Are you working for inadequate wages in poor or unhealthy conditions? Has your employer threatened you or union members for speaking out, or prevented or discouraged unionisation altogether? The OECD Guidelines may help you fight for your labour rights.

What the OECD Guidelines say about worker’s rights

The OECD Guidelines calls on businesses to respect the rights of all workers – not just workers who are employed directly by the business. This means companies must respect the rights of workers working in the whole supply and value chain, and even of informal workers like homeworkers. You can use the OECD Guidelines to demand that companies:

  • Respect all workers’ rights, including to establish and join a trade union and collectively bargain.
  • Work to eradicate forced labour and child labour from their operations.
  • Do not discriminate against workers.
  • Maintain the highest standards of workplace health and safety.
  • Prioritise hiring local workers.
  • Give reasonable notice to workers when considering decisions with major employment effects like collective lay-offs or dismissals.
  • Provide training for up- or re-skilling of workers when undergoing just transition to greener technologies, or undergoing changes due to digitalisation or automatisation.
  • Refrain from disciplinary action or reprisals against worker or trade union representatives protesting or reporting poor company practices.

Tip

To ensure that the Guidelines’ standards on workers’ rights are interpreted in the strongest possible way, workers receiving inadequate wages should show how the wages do not meet a collectively bargained standard, or the International Labour Organisation’s standards of an adequate living wage. If a company offers better wages and employment conditions to workers in one part of its operations but not others, workers can expose these problematic differences. To encourage special attention to marginalised or vulnerable workes such as woman and racial or cultural minorities, workers should also use provisions from the Human Rights chapter, which call for special attention to individuals at heightened risk of harm.

Read the text

  • Chapter V (Employment and Industrial Relations): paragraphs 1, 4, 5, and 6; commentaries 54, 56-60, and 64

Additional important information

What are the OECD Guidelines?

The OECD Guidelines for Multinational Enterprises on Responsible Business Conduct (OECD Guidelines) are recommendations from governments to companies on how to act responsibly. The OECD Guidelines set non-binding standards for responsible business conduct across a range of issues important to communities, such as human rights, workers rights, and the environment, and also cover issues such as corruption and taxation.

Governments that follow the OECD Guidelines must establish a non-judicial complaints body called a National Contact Point for Responsible Business Conduct to promote the Guidelines and handle complaints about harmful business activity.
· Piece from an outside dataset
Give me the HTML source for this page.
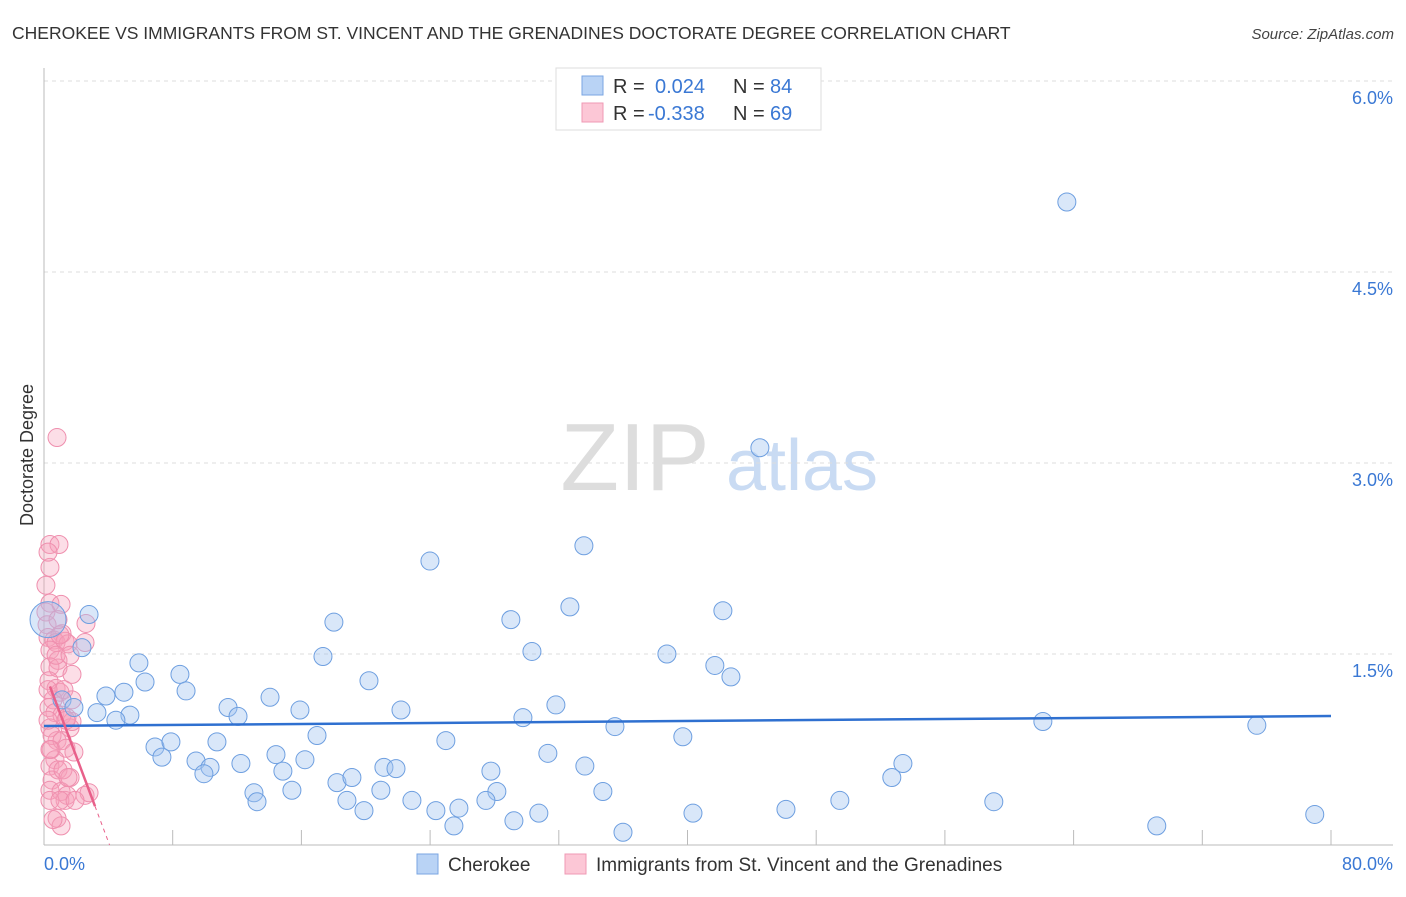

The Guidelines set good standards for all companies, but complaints can only be filed against two types of companies operating across borders:

  1. multinational enterprises headquartered in a country that follows the OECD Guidelines, or
  2. multinational enterprises operating in a country that follows the OECD Guidelines.

How can you use the OECD Guidelines?

Civil society can use the Guidelines to:

  • Raise community awareness about company standards.
  • Talk to companies to demand better conduct.
  • File complaints when companies fall below the standards.
  • Advocate for strong laws and policies on corporate responsibility.